FIG. 9D shows the modified depths of the central block in bold numbers. Because three of four pixels belong to the same region, their values are the same, while the remaining value for the other region has a different median value. Then, the sliding window moves two pixels to the right, and filters the next 2×2 block, again with an overlapping 6×6 neighborhood, when the edge mask indicated to filter the block. The filtering can be performed in a raster-scan order. In this way, the edges are well preserved, and outlier values are also removed by the filtering procedure.

Effect of the Invention

Our depth up-sampling and reconstruction filter includes an edge-aware region-based median filter. The filter is non-linear, and takes into consideration characteristics of depth images to reduce coding errors, as well as edge information to recover the depth information that is lost in the down-sampling and coding procedure. By using the edge information, the up-sampled reconstructed depth image has a higher quality, and generates synthetic views with higher quality.

When edge-aware depth up-sampling is used as an in-loop filter and combined with view synthesis prediction, the coding efficiency is improved because a higher quality synthetic reference can be generated using our depth up-sampling technique.

Although the invention has been described by way of examples of preferred embodiments, it is to be understood that various other adaptations and modifications can be made within the spirit and scope of the invention.
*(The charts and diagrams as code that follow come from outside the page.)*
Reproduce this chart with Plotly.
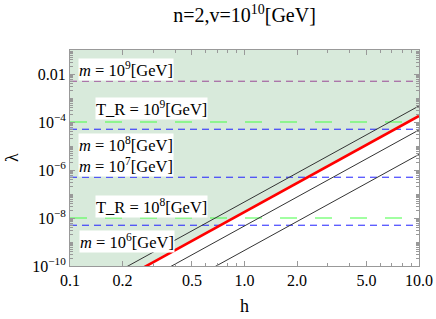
import plotly.graph_objects as go

# ---- data ----
h_ends = [0.1, 10.0]
# diagonal lines (lambda at h=0.1 and h=10)
upper_black = [10**-11.33, 10**-3.33]
red_line = [10**-11.75, 10**-3.75]
lower_black1 = [10**-12.33, 10**-4.33]
lower_black2 = [10**-13.35, 10**-5.35]
fill_top = [1.0, 1.0]

# horizontal levels
m_levels = [5e-3, 5e-5, 5e-7, 5e-9]          # m = 1e9, 1e8, 1e7, 1e6
m_colors = ["#9a4a96", "#2020ff", "#2020ff", "#2020ff"]
tr_levels = [1e-4, 1e-8]                      # T_R = 1e9, 1e8

# labels: text, x (paper), log10(lambda) of centre
label_texts = ["<i>m</i> = 10<sup>9</sup>[GeV]", "T_R = 10<sup>9</sup>[GeV]",
               "<i>m</i> = 10<sup>8</sup>[GeV]", "<i>m</i> = 10<sup>7</sup>[GeV]",
               "T_R = 10<sup>8</sup>[GeV]", "<i>m</i> = 10<sup>6</sup>[GeV]"]
label_x = [0.024, 0.071, 0.024, 0.024, 0.071, 0.027]
label_logy = [-1.83, -3.42, -4.95, -5.83, -7.54, -8.99]

x_ticks = [0.1, 0.2, 0.5, 1, 2, 5, 10]
x_ticktext = ["0.1", "0.2", "0.5", "1.0", "2.0", "5.0", "10.0"]
y_ticks = [1e-2, 1e-4, 1e-6, 1e-8, 1e-10]
y_ticktext = ["0.01", "10<sup>−4</sup>", "10<sup>−6</sup>", "10<sup>−8</sup>", "10<sup>−10</sup>"]

x_minor = [k * 10**e for e in (-1, 0) for k in range(2, 10) if k * 10**e not in x_ticks]
y_minor = [k * 10.0**e for e in range(-10, 0) for k in range(1, 10) if not (k == 1 and e % 2 == 0)]

FONT = "Liberation Serif"

fig = go.Figure()

# green allowed region (above the red line)
fig.add_trace(go.Scatter(x=h_ends, y=fill_top, mode="lines", line=dict(width=0),
                         showlegend=False, hoverinfo="skip"))
fig.add_trace(go.Scatter(x=h_ends, y=red_line, mode="lines", line=dict(width=0),
                         fill="tonexty", fillcolor="rgb(216,234,219)",
                         showlegend=False, hoverinfo="skip"))

for lv, col in zip(m_levels, m_colors):
    fig.add_trace(go.Scatter(x=h_ends, y=[lv, lv], mode="lines",
                             line=dict(color=col, width=1, dash="7px,5px"),
                             showlegend=False))
for lv in tr_levels:
    fig.add_trace(go.Scatter(x=h_ends, y=[lv, lv], mode="lines",
                             line=dict(color="#44ff44", width=1.2, dash="17px,18px"),
                             showlegend=False))

for ys in (upper_black, lower_black1, lower_black2):
    fig.add_trace(go.Scatter(x=h_ends, y=ys, mode="lines",
                             line=dict(color="#333333", width=1), showlegend=False))
fig.add_trace(go.Scatter(x=h_ends, y=red_line, mode="lines",
                         line=dict(color="#ff0000", width=2.6), showlegend=False))

for t, xp, ly in zip(label_texts, label_x, label_logy):
    fig.add_annotation(text=t, x=xp, xref="paper", y=ly, yref="y",
                       xanchor="left", yanchor="middle", showarrow=False,
                       bgcolor="white", borderpad=0,
                       font=dict(family=FONT, size=16.5, color="black"))

# axis titles
fig.add_annotation(text="h", x=0.5, xref="paper", y=-0.185, yref="paper",
                   xanchor="center", yanchor="middle", showarrow=False,
                   font=dict(family=FONT, size=18, color="black"))
fig.add_annotation(text="λ", x=-0.166, xref="paper", y=0.5, yref="paper",
                   xanchor="center", yanchor="middle", showarrow=False, textangle=-90,
                   font=dict(family=FONT, size=18, color="black"))

axis_common = dict(showline=True, linecolor="#999999", linewidth=1, mirror="ticks",
                   ticks="inside", ticklen=5, tickcolor="#999999", tickwidth=1,
                   showgrid=False, zeroline=False, automargin=False,
                   tickfont=dict(family=FONT, size=16, color="black"))

fig.update_xaxes(type="log", range=[-1, 1], tickmode="array", tickvals=x_ticks,
                 ticktext=x_ticktext,
                 minor=dict(tickmode="array", tickvals=x_minor, ticks="inside",
                            ticklen=3, tickcolor="#999999", showgrid=False),
                 **axis_common)
fig.update_yaxes(type="log", range=[-10, -1], tickmode="array", tickvals=y_ticks,
                 ticktext=y_ticktext,
                 minor=dict(tickmode="array", tickvals=y_minor, ticks="inside",
                            ticklen=3, tickcolor="#999999", showgrid=False),
                 **axis_common)

fig.update_layout(
    width=436, height=319,
    margin=dict(l=70, r=17, t=50, b=53),
    plot_bgcolor="white", paper_bgcolor="white",
    title=dict(text="n=2,v=10<sup>10</sup>[GeV]", x=(70 + 419) / 2 / 436, xanchor="center",
               y=1 - 15 / 319, yanchor="middle", yref="container",
               font=dict(family=FONT, size=20, color="black")),
    showlegend=False,
)

fig.write_html("out.html", config={"displayModeBar": False},
               post_script="document.body.style.margin='0';document.body.style.overflow='hidden';")
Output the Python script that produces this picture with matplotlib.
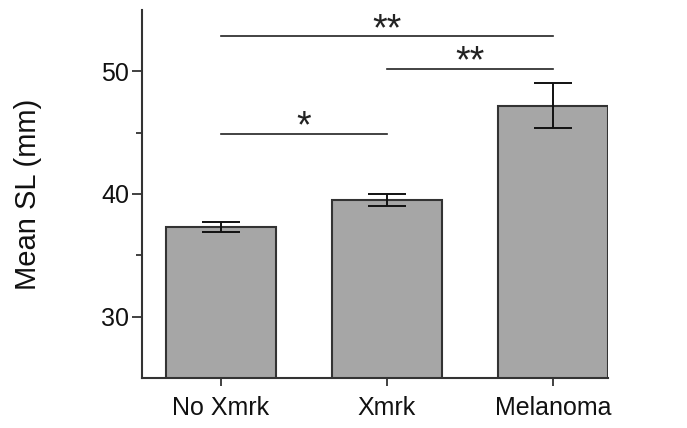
import matplotlib.pyplot as plt
import numpy as np

plt.rcParams['font.family'] = ['Liberation Sans', 'DejaVu Sans']

# data
groups = ['No Xmrk', 'Xmrk', 'Melanoma']
means = [37.3, 39.5, 47.2]
errs = [0.4, 0.48, 1.87]
# significance brackets: (from, to, height, label)
sig_pairs = [(0, 2, 52.85, '**'), (1, 2, 50.2, '**'), (0, 1, 44.9, '*')]

x = np.arange(len(groups))
edge = '#333333'

fig = plt.figure(figsize=(6.87, 4.28), dpi=100)
ax = fig.add_axes([0.206, 0.117, 0.6795, 0.86])

ax.bar(x, means, width=0.667, color='#a6a6a6', edgecolor=edge, linewidth=1.5, zorder=2)
ax.errorbar(x, means, yerr=errs, fmt='none', ecolor='#111111', elinewidth=1.4,
            capsize=14, capthick=1.4, zorder=3)

for a, b, h, lab in sig_pairs:
    ax.plot([a, b], [h, h], color='#222222', lw=1.2)
    ax.text((a + b) / 2, h - 0.3, lab, ha='center', va='baseline', fontsize=27, color='#222222')

ax.set_xlim(-0.479, 2.333)
ax.set_ylim(25, 55)
ax.set_yticks([30, 40, 50])
ax.set_yticks([35, 45], minor=True)
ax.set_xticks(x)
ax.set_xticklabels(groups)
ax.tick_params(axis='both', labelsize=18, colors=edge, width=1.3, length=7, direction='out')
ax.tick_params(axis='y', which='minor', length=4, width=1.3, colors=edge)
ax.tick_params(axis='x', length=6, pad=7)
ax.tick_params(axis='y', pad=2)
for lbl in ax.get_xticklabels() + ax.get_yticklabels():
    lbl.set_color('#111111')

ax.spines['top'].set_visible(False)
ax.spines['right'].set_visible(False)
for s in ['left', 'bottom']:
    ax.spines[s].set_color(edge)
    ax.spines[s].set_linewidth(1.5)

ax.set_ylabel('Mean SL (mm)', fontsize=21, color='#111111')
ax.yaxis.set_label_coords(-0.214, 0.5)

fig.savefig('out.png', dpi=100)
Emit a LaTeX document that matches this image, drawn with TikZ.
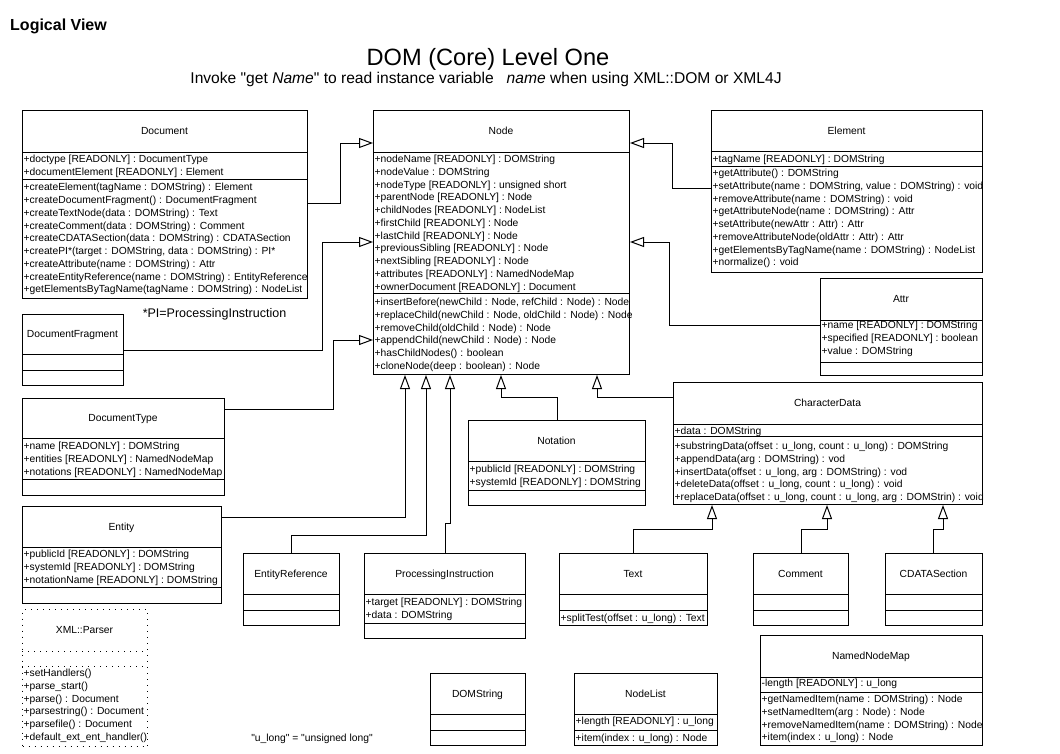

Therefore, it is the object of the appended claims to cover all such variations and modifications as come within the true spirit and scope of the invention.

Claims

1. A method for generating a high resolution depth image from a low resolution depth image, comprising the steps of:

up-sampling the low resolution depth image based on neighboring depth values to produce an up-sampled depth image;

selecting particular pixels within a window from the up-sampled depth image according to a relative position to a depth discontinuity; and

filtering only the particular pixels to assign a depth to the particular pixels to generate the high resolution depth image, wherein the steps are performed in a decoder.

2. The method of claim 1, wherein the steps are also performed in an encoder.

3. The method of claim 1, wherein the depth discontinuity is determined from a correspondent texture image.

4. The method of claim 1, wherein the depth discontinuity is determined by an encoder.

5. The method of claim 1, wherein the depth discontinuity is determined from the low resolution depth image.

6. The method of claim 1, wherein the depth discontinuity is determined from a high resolution side view depth image, after warping.

7. The method of claim 1, wherein the depth image is acquired of a 3D scene.

8. The method of claim 1, further comprising:

synthesizing a texture image at a different viewpoint based on the high resolution depth image and correspondent texture image to produce a synthesized texture image; and

predicting the texture image at the different viewpoint based on the synthesized texture image.

9. The method of claim 1, wherein the low resolution depth image is down-sampled before encoding.

10. The method of claim 1, applying a reconstruction filter to the up-sampled depth image.

11. The method of claim 1, wherein the steps are performed outside a prediction loop.

12. The method of claim 1, wherein the depth discontinuity is received by a decoder as part of a bitstream.

13. The method of claim 1, wherein the steps are performed within a prediction loop.

14. The method of claim 6, wherein the warping uses depth-image based rendering.

15. The method claim 10, wherein the reconstruction filter uses edge-aware region-based median filtering on regions.

16. The method of claim 15, wherein the filtering includes color-based edge magnitude estimation using texture, followed by a watershed segmentation procedure.

17. The method of claim 1, wherein the depth discontinuity uses dilation and erosion to generate two intermediate images, and further comprising:

determining depth difference between the two intermediate images; and

thresholding the depth differences to produce a depth mask.

18. The method of 16, further comprising:

clustering the regions based on average color information in each region.